Sunday, March 16th, 2008...3:38 pm
Fla., Mich. Delegate Debacle: Intra-Party Ego Trips Jeopardize Dems’ White House Dreams
I don’t know about you, but I still don’t understand how the Democratic Party could have allowed itself to fall into a situation where presidential primaries in two major states, Florida and Michigan, would be rendered null and void. I mean, how dumb can Party leaders be?
Really dumb, it seems. There seems to be a general consensus among people I’ve polled that if either party is capable of botching its election process, it’s going to be the Dems. This just points to the overall perception issue of the Party as incapable of putting together a disciplined, winning political game plan. Because the Bush administration has made such a mess of the country, the Democratic ticket this year may ultimately be able to overcome that perception. But the fact remains that the Party should never have put itself in this position.
From what I’ve heard, this is what happened: both Democratic and Republican state lawmakers got tired of Iowa and New Hampshire getting all the limelight as the first two states to hold caucuses and primaries.
But while most of the other states accepted existing rules, some more grudgingly than others, party leaders in Florida and Michigan decided to literally make a federal case out of the situation by moving their primary contests to earlier dates. In direct violation of party rules, Florida lawmakers moved their primary to Jan. 29 while their Michigan counterparts moved theirs to Jan. 15.
The Republican and Democratic National Committees punished Florida and Michigan, but the Republicans were a lot more savvy and less draconian about it (i.e., they didn’t take a “scorched earth” approach; i.e., they were SMARTER about it). The RNC allowed half of their Florida and Michigan delegations to be seated at their convention.

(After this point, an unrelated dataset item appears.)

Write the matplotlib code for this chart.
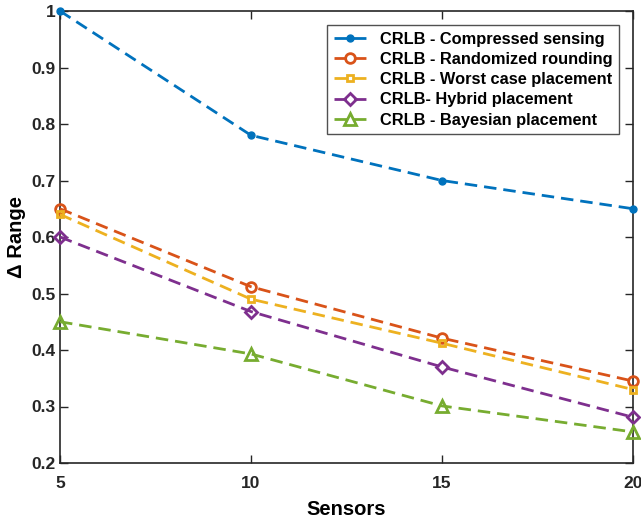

This meant Republican candidates could campaign in those states and emerge with primary results reflecting a fair sense of those candidates’ respective popularity levels; only based on a smaller delegate pool. As a result, the Republicans don’t need to worry about redoing their primaries in these two HUGELY IMPORTANT GENERAL ELECTION STATES.
The DNC, on the other hand, decided to punish these two HUGELY IMPORTANT GENERAL ELECTION STATES by insisting that none of their Democratic Party delegates would be seated. The DNC also forbade its candidates from campaigning in either state, which the candidates agreed to. Barack Obama went a step further in Michigan and had his name removed from the ballot.
Hillary Clinton’s campaign, in what seems to have been a move intended to create trouble — demonstrating, in my view, Clinton’s tendency to put personal ambition over the interests of the Democratic Party — left her name on the ballot in both states and encouraged people to vote for her. The Obama campaign countered by encouraging voters who favored him to vote “Uncommitted” in Michigan to counter the Clinton moves.
More than one million people cast votes for Clinton in Florida, where she went, in essence, uncontested. And now she insists that primary was “fair.” This has only confirmed in the minds of many of us that Hillary Clinton is perfectly willing to NOT play fair. And that’s a big turnoff.
Now the Democratic Party is scrambling to fix its own mess. The clock is ticking on primary re-dos, and it looks like Michigan might have its act a bit more together on this than Florida. (Who is surprised about that?) Someone needs to pay for these sequels, and it had better not be the taxpayers, who had no reason to expect such a botched process by the people they pay to spend their tax dollars wisely.
Florida State Sen. Steve Geller on Sunday insisted that he had pled with the candidates to campaign in his state, which sounded to me as though he was perfectly happy placing them between a rock and a hard place — challenging them to defy the DNC. Then he issued a not-so-veiled threat that the Democratic Party could kiss Florida goodbye in the general election if the votes already cast were not recognized.
Geller also said that DNC Chairman Howard Dean had never contacted him. That seems pretty counterproductive, I thought. All in all, the debate between state leaders, their “executive committees” and the DNC is shaping up to look like the worst kind of (childish) sibling rivalry.
I just wonder what the Democratic Party is learning from this debacle. Part of the reason I became an Independent was over frustration with my former home team’s strategic amateurism. The mess Democrats made of their 2008 primaries in Florida and Michigan have only confirmed my sense that they remain unready for political prime time.
It’s unclear to me whether Florida and Michigan voters intending to vote Democratic really understood the injury done to them by their own state lawmakers. I mean, they were basically disenfranchised by the egotistical aims of their party leaders. And for what? Now those delegates are up for grabs. If state Party leaders aren’t kicking themselves, they should be. Practically every state in the Union, at least in the Democratic contest, is having its say this year. Who woulda thunk it?